▶ _Instruction_
Working from the top of the listing below, retype each line through the line containing "from matplotlib.patches import PathPatch", both included, with no pictures.

▶ _The input_
** BEGIN **
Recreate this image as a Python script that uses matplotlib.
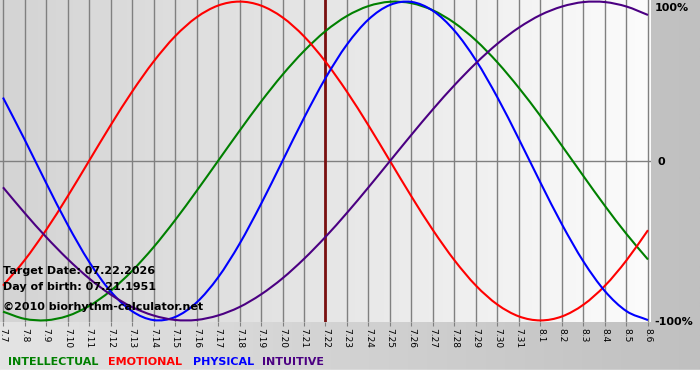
import numpy as np
from matplotlib import pyplot as plt
from matplotlib.colors import LinearSegmentedColormap
from matplotlib.path import Path
from matplotlib.patches import PathPatch

# days shown (month.day)
days = ['7.7', '7.8', '7.9', '7.10', '7.11', '7.12', '7.13', '7.14', '7.15', '7.16',
        '7.17', '7.18', '7.19', '7.20', '7.21', '7.22', '7.23', '7.24', '7.25', '7.26',
        '7.27', '7.28', '7.29', '7.30', '7.31', '8.1', '8.2', '8.3', '8.4', '8.5', '8.6']

intellectual = [-0.945, -0.990, -0.999, -0.972, -0.910, -0.815, -0.690, -0.541, -0.372, -0.189,
                0.000, 0.189, 0.372, 0.541, 0.690, 0.815, 0.910, 0.972, 0.999, 0.990,
                0.945, 0.866, 0.756, 0.618, 0.458, 0.282, 0.095, -0.095, -0.282, -0.458, -0.618]
emotional = [-0.782, -0.623, -0.434, -0.223, 0.000, 0.223, 0.434, 0.623, 0.782, 0.901,
             0.975, 1.000, 0.975, 0.901, 0.782, 0.623, 0.434, 0.223, 0.000, -0.223,
             -0.434, -0.623, -0.782, -0.901, -0.975, -1.000, -0.975, -0.901, -0.782, -0.623, -0.434]
physical = [0.398, 0.136, -0.136, -0.398, -0.631, -0.817, -0.942, -0.998, -0.979, -0.888,
            -0.731, -0.520, -0.270, 0.000, 0.270, 0.520, 0.731, 0.888, 0.979, 0.998,
            0.942, 0.817, 0.631, 0.398, 0.136, -0.136, -0.398, -0.631, -0.817, -0.942, -0.998]
intuitive = [-0.165, -0.325, -0.476, -0.614, -0.736, -0.837, -0.916, -0.969, -0.997, -0.997,
             -0.969, -0.916, -0.837, -0.736, -0.614, -0.476, -0.325, -0.165, 0.000, 0.165,
             0.325, 0.476, 0.614, 0.736, 0.837, 0.916, 0.969, 0.997, 0.997, 0.969, 0.916]

target_day = '7.22'
series = [('INTELLECTUAL', intellectual, '#008000'),
          ('EMOTIONAL', emotional, '#ff0000'),
          ('PHYSICAL', physical, '#0000ff'),
          ('INTUITIVE', intuitive, '#4b0082')]


def smooth_path(xs, ys):
    # catmull-rom style bezier through the points (only changes how the line is drawn)
    pts = np.column_stack([xs, ys]).astype(float)
    ext = np.vstack([2 * pts[0] - pts[1], pts, 2 * pts[-1] - pts[-2]])
    verts = [pts[0]]
    codes = [Path.MOVETO]
    for i in range(1, len(ext) - 2):
        p0, p1, p2, p3 = ext[i - 1], ext[i], ext[i + 1], ext[i + 2]
        verts += [p1 + (p2 - p0) / 6, p2 - (p3 - p1) / 6, p2]
        codes += [Path.CURVE4] * 3
    return Path(verts, codes)


W, H = 700, 380
fig = plt.figure(figsize=(7, 3.8), dpi=100)

# grey gradient behind everything
bg = fig.add_axes([0, 0, 1, 1], zorder=-10)
bg.imshow(np.linspace(0, 1, 256).reshape(1, -1), aspect='auto', extent=[0, 1, 0, 1],
          cmap=LinearSegmentedColormap.from_list('fbg', ['#e4e4e4', '#c0c0c0']))
bg.axhspan(0, 10 / H, color='white')
bg.set_xlim(0, 1)
bg.set_ylim(0, 1)
bg.axis('off')

x = np.arange(len(days))
ax = fig.add_axes([0, 1 - 322 / H, 651 / W, 322 / H])
ax.imshow(np.linspace(0, 1, 256).reshape(1, -1), aspect='auto',
          extent=[-0.14, 30.14, -1.01, 1.01], zorder=0,
          cmap=LinearSegmentedColormap.from_list('pbg', ['#d4d4d4', '#e6e6e6', '#fcfcfc']))

for xi in x:
    ax.axvline(xi, color='#808080', lw=1.0, zorder=1)
ax.axhline(0, color='#808080', lw=1.0, zorder=1)
ax.axvline(days.index(target_day), color='#7a1010', lw=2.0, zorder=2)

for name, vals, col in series:
    ax.add_patch(PathPatch(smooth_path(x, vals), fill=False, edgecolor=col, lw=1.5, zorder=3))

ax.set_xlim(-0.14, 30.14)
ax.set_ylim(-1.01, 1.01)
ax.set_xticks(x)
ax.set_xticklabels(days, rotation=270, fontsize=6.5, family='DejaVu Sans')
ax.tick_params(axis='x', length=3, width=0.8, color='#808080', pad=1)
ax.set_yticks([])
for s in ax.spines.values():
    s.set_visible(False)

# right side scale labels
fig.text(655 / W, 1 - 8 / H, '100%', fontsize=8, fontweight='bold', va='center', ha='left')
fig.text(658 / W, 1 - 162 / H, '0', fontsize=8, fontweight='bold', va='center', ha='left')
fig.text(654 / W, 1 - 322 / H, '-100%', fontsize=8, fontweight='bold', va='center', ha='left')

# info text
fig.text(3 / W, 1 - 271 / H, 'Target Date: 07.22.2026', fontsize=8, fontweight='bold', va='center')
fig.text(3 / W, 1 - 287 / H, 'Day of birth: 07.21.1951', fontsize=8, fontweight='bold', va='center')
fig.text(3 / W, 1 - 307 / H, '\u00a92010 biorhythm-calculator.net', fontsize=8, fontweight='bold', va='center')

# legend
xpos = [8, 108, 193, 262]
for (name, vals, col), xp in zip(series, xpos):
    fig.text(xp / W, 1 - 362 / H, name, color=col, fontsize=8, fontweight='bold', va='center')

plt.savefig('out.png', dpi=100)
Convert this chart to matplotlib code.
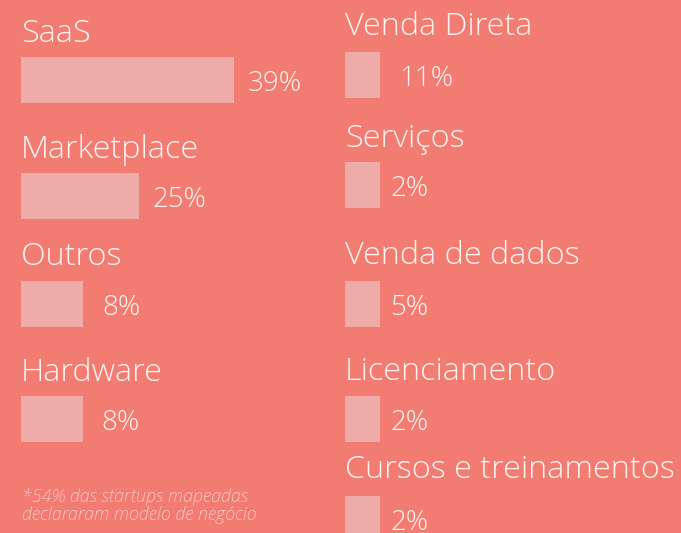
import matplotlib
matplotlib.use("Agg")
import matplotlib.pyplot as plt

left_names = ["SaaS", "Marketplace", "Outros", "Hardware"]
left_values = [39, 25, 8, 8]
right_names = ["Venda Direta", "Serviços", "Venda de dados", "Licenciamento",
               "Cursos e treinamentos"]
right_values = [11, 2, 5, 2, 2]
# drawn bar lengths (the graphic does not scale bars to the values)
left_bar_len = [213, 118, 62, 62]
right_bar_len = [35, 35, 35, 35, 35]
footnote = "*54% das startups mapeadas\ndeclararam modelo de negócio"

# ---- layout (pixel units, y grows downward) ----
W, H = 681, 533
BG = "#F27B72"
BAR = "#EEABA8"
TXT = "#FFF4F0"
NOTE = "#F9C4BF"
FONT = "Open Sans"

left_x = 21
left_label_y = [42, 158, 265, 381]
left_bar_top = [57, 173, 281, 396]
left_gap = [14, 13, 19, 18]

right_x = 345
right_label_y = [35, 147, 264, 380, 478]
right_bar_top = [52, 162, 281, 396, 496]
right_gap = [19, 10, 10, 10, 10]

BAR_H = 46

fig = plt.figure(figsize=(W / 100, H / 100), dpi=100, facecolor=BG)
ax = fig.add_axes([0, 0, 1, 1])
ax.set_facecolor(BG)
ax.set_xlim(0, W)
ax.set_ylim(H, 0)
ax.set_axis_off()


def column(x0, names, values, lengths, label_y, bar_top, gaps):
    centers = [t + BAR_H / 2 for t in bar_top]
    ax.barh(centers, lengths, height=BAR_H, left=x0, color=BAR, linewidth=0)
    for name, val, ln, ly, bt, g in zip(names, values, lengths, label_y, bar_top, gaps):
        ax.text(x0, ly, name, fontsize=23.3, color=TXT, family=FONT,
                weight="light", va="baseline", ha="left")
        ax.text(x0 + ln + g, bt + 34, f"{val}%", fontsize=20, color=TXT,
                family=FONT, weight="light", va="baseline", ha="left")


column(left_x, left_names, left_values, left_bar_len, left_label_y, left_bar_top, left_gap)
column(right_x, right_names, right_values, right_bar_len, right_label_y, right_bar_top, right_gap)

ax.text(22, 520, footnote, fontsize=12.9, color=NOTE, family=FONT, style="italic",
        weight="light", va="baseline", ha="left", linespacing=1.0)

fig.savefig("out.png", dpi=100, facecolor=BG)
** END **
▶ _Exercise solution_
Recreate this image as a Python script that uses matplotlib.
import numpy as np
from matplotlib import pyplot as plt
from matplotlib.colors import LinearSegmentedColormap
from matplotlib.path import Path
from matplotlib.patches import PathPatch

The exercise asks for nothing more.